**Stated goal**
Retype every line from the start of the data down to and including the line with "(titulo) at (400,41)". Skip the pictures.

(Code that draws figures)
※
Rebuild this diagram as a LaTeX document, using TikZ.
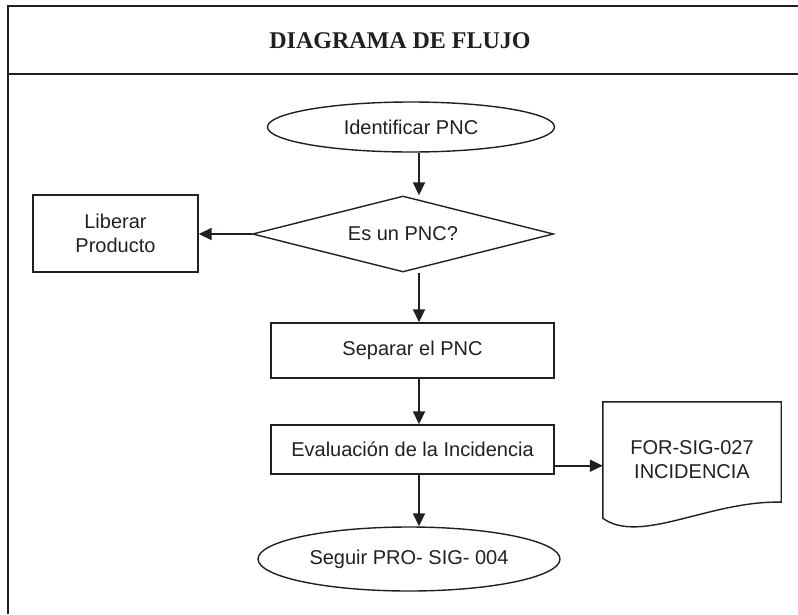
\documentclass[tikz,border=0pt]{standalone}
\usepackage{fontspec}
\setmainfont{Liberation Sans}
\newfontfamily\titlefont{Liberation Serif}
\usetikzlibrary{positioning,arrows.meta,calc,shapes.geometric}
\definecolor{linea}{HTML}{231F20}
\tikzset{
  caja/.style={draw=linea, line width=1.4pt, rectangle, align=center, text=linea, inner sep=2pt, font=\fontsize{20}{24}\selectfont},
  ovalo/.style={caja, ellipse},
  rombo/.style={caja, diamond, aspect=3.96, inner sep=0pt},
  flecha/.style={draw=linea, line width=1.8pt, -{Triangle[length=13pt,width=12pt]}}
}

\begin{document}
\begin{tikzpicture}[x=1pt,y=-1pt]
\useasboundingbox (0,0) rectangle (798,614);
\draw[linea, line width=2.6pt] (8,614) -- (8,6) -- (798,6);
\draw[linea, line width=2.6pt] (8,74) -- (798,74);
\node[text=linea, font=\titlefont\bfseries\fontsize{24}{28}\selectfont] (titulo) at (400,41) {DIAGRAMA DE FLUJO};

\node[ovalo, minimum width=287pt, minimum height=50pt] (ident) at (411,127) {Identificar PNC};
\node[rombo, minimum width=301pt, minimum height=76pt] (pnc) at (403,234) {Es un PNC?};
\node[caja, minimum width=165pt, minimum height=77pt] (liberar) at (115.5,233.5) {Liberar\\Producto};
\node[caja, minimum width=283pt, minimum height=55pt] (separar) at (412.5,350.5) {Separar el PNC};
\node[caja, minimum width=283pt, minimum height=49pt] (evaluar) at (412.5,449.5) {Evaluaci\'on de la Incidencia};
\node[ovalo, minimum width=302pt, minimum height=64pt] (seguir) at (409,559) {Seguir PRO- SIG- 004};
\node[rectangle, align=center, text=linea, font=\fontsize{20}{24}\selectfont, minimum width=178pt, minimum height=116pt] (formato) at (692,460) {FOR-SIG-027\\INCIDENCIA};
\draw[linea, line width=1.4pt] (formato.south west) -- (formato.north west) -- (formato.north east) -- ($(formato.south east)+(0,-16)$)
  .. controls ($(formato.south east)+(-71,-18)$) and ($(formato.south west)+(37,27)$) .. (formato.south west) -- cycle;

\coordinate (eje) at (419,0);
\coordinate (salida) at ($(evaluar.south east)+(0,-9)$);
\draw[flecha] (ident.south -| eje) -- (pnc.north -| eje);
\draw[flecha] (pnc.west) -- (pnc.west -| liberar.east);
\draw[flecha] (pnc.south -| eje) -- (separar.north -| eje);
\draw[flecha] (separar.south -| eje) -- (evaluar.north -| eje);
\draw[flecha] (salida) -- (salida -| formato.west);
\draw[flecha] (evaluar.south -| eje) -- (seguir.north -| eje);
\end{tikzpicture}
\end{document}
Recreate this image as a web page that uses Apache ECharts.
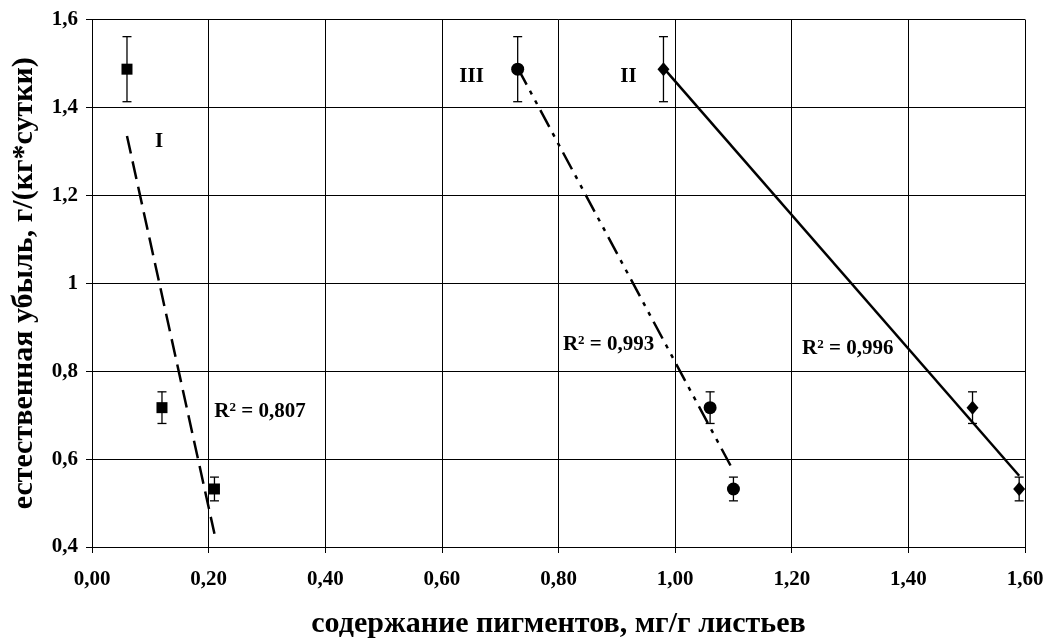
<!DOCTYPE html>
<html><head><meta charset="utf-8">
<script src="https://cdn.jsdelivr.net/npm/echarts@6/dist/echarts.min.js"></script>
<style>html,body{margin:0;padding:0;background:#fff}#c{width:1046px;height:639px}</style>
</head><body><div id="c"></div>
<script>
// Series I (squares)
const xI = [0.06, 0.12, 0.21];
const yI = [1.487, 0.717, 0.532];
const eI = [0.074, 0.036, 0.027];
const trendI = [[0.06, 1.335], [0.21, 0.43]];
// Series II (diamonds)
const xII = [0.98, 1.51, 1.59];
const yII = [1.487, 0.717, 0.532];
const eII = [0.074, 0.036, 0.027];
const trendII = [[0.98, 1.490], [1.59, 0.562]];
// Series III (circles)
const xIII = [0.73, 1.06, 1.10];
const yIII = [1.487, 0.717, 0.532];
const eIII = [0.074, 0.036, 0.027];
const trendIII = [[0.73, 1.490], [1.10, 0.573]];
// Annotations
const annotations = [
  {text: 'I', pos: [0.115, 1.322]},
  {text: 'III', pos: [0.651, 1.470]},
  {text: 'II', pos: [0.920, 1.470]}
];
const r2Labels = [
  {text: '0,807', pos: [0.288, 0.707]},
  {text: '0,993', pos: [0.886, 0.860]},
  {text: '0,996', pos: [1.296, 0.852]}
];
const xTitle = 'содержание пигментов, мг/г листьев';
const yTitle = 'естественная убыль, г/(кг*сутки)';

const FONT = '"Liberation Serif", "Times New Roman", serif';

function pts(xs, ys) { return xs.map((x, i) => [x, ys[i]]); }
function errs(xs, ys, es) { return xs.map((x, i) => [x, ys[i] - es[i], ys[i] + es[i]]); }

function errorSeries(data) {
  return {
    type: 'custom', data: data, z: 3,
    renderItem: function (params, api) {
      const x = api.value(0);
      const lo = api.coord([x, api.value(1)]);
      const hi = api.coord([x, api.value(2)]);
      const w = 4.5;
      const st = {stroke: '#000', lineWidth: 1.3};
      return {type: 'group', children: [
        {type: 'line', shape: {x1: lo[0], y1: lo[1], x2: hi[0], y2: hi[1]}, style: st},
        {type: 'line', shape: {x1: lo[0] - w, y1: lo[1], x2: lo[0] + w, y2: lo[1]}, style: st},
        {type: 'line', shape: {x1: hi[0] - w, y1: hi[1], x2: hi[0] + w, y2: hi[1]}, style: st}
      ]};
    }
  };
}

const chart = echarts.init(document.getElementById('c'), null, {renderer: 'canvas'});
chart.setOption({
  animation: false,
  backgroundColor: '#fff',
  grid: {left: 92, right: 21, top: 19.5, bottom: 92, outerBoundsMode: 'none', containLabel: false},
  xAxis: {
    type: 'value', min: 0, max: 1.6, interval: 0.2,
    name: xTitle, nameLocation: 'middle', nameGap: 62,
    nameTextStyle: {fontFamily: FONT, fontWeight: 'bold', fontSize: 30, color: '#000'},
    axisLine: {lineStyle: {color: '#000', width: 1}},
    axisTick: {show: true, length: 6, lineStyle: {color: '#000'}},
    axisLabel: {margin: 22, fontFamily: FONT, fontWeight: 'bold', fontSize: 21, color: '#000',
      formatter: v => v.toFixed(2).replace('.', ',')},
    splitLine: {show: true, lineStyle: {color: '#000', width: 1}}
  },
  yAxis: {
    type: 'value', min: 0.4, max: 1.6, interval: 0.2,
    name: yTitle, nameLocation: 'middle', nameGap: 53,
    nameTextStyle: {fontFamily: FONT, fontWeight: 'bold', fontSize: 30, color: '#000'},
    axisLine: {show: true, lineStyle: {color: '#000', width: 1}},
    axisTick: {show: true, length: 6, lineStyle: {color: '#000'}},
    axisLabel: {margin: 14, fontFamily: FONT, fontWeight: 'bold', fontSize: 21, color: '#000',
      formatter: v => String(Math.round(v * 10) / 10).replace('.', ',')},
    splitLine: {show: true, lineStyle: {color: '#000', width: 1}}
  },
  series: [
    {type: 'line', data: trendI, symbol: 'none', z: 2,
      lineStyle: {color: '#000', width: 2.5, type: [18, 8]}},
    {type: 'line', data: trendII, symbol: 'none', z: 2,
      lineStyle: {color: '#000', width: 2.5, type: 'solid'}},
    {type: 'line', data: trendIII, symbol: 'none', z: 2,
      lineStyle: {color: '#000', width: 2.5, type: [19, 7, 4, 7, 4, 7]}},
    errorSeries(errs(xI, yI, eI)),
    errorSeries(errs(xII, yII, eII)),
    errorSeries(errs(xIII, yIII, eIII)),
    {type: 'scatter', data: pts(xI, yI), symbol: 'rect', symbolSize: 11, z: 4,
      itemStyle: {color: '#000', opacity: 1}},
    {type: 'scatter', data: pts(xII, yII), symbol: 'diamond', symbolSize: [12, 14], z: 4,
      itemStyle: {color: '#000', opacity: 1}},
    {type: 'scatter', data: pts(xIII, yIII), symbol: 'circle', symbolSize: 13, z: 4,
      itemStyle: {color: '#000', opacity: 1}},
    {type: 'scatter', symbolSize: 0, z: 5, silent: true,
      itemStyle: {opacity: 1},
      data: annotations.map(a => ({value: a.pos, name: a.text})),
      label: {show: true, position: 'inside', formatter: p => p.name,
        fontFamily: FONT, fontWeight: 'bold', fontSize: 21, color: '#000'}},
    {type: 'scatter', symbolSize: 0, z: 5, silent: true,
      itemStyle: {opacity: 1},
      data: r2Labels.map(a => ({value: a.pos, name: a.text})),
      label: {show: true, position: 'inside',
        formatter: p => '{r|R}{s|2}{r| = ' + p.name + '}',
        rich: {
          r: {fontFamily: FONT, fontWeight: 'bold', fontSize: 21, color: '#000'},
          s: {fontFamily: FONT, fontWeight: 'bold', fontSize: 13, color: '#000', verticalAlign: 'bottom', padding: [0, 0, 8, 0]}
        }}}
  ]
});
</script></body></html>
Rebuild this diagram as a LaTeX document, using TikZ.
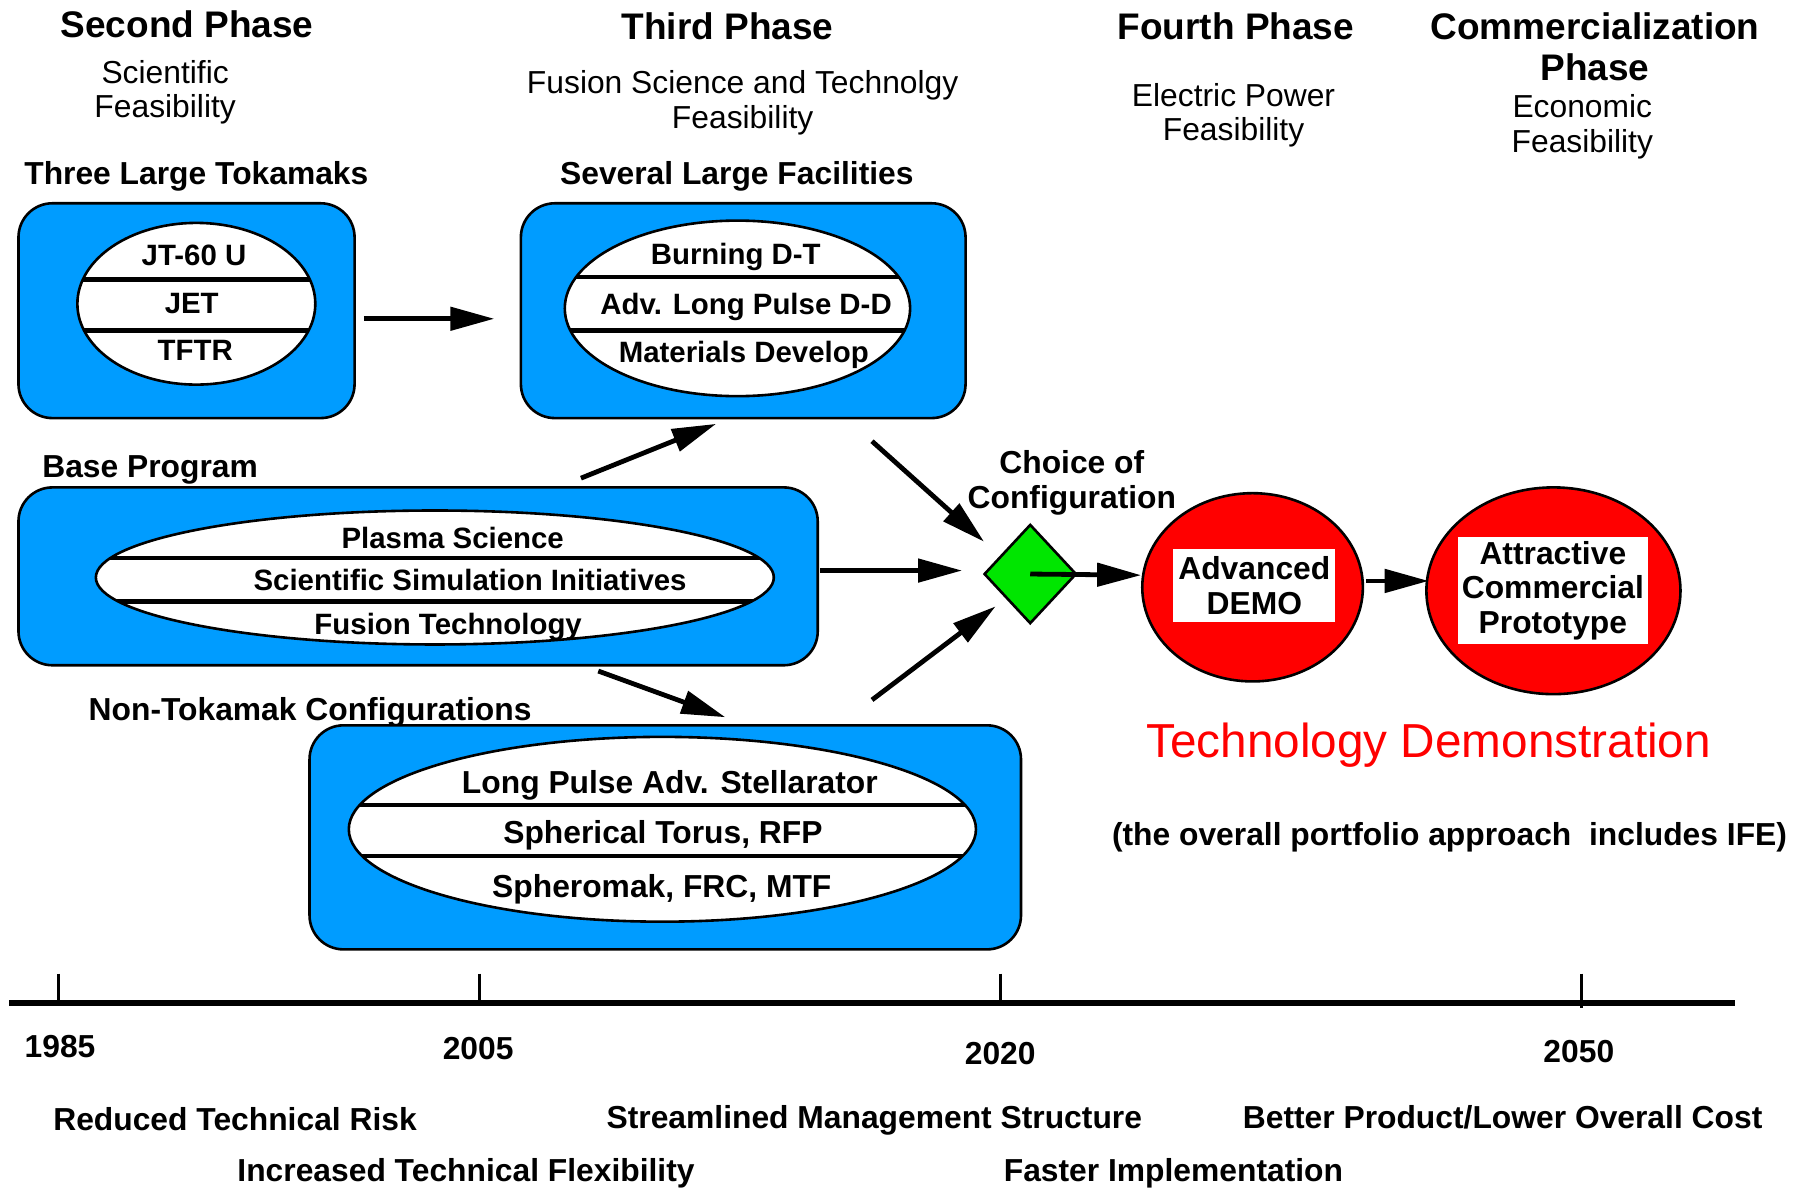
※
**Complete output**
Rebuild this diagram as a LaTeX document, using TikZ.
\documentclass[tikz,border=0pt]{standalone}
\usepackage{fontspec}
\setmainfont{Liberation Sans}
\newfontfamily\titlefont{Liberation Serif}
\usetikzlibrary{positioning,arrows.meta,calc,shapes.geometric}
\definecolor{linea}{HTML}{231F20}
\tikzset{
  caja/.style={draw=linea, line width=1.4pt, rectangle, align=center, text=linea, inner sep=2pt, font=\fontsize{20}{24}\selectfont},
  ovalo/.style={caja, ellipse},
  rombo/.style={caja, diamond, aspect=3.96, inner sep=0pt},
  flecha/.style={draw=linea, line width=1.8pt, -{Triangle[length=13pt,width=12pt]}}
}

\begin{document}
\begin{tikzpicture}[x=1pt,y=-1pt]
\useasboundingbox (0,0) rectangle (798,614);
\draw[linea, line width=2.6pt] (8,614) -- (8,6) -- (798,6);
\draw[linea, line width=2.6pt] (8,74) -- (798,74);
\node[text=linea, font=\titlefont\bfseries\fontsize{24}{28}\selectfont] (titulo) at (400,41) {DIAGRAMA DE FLUJO};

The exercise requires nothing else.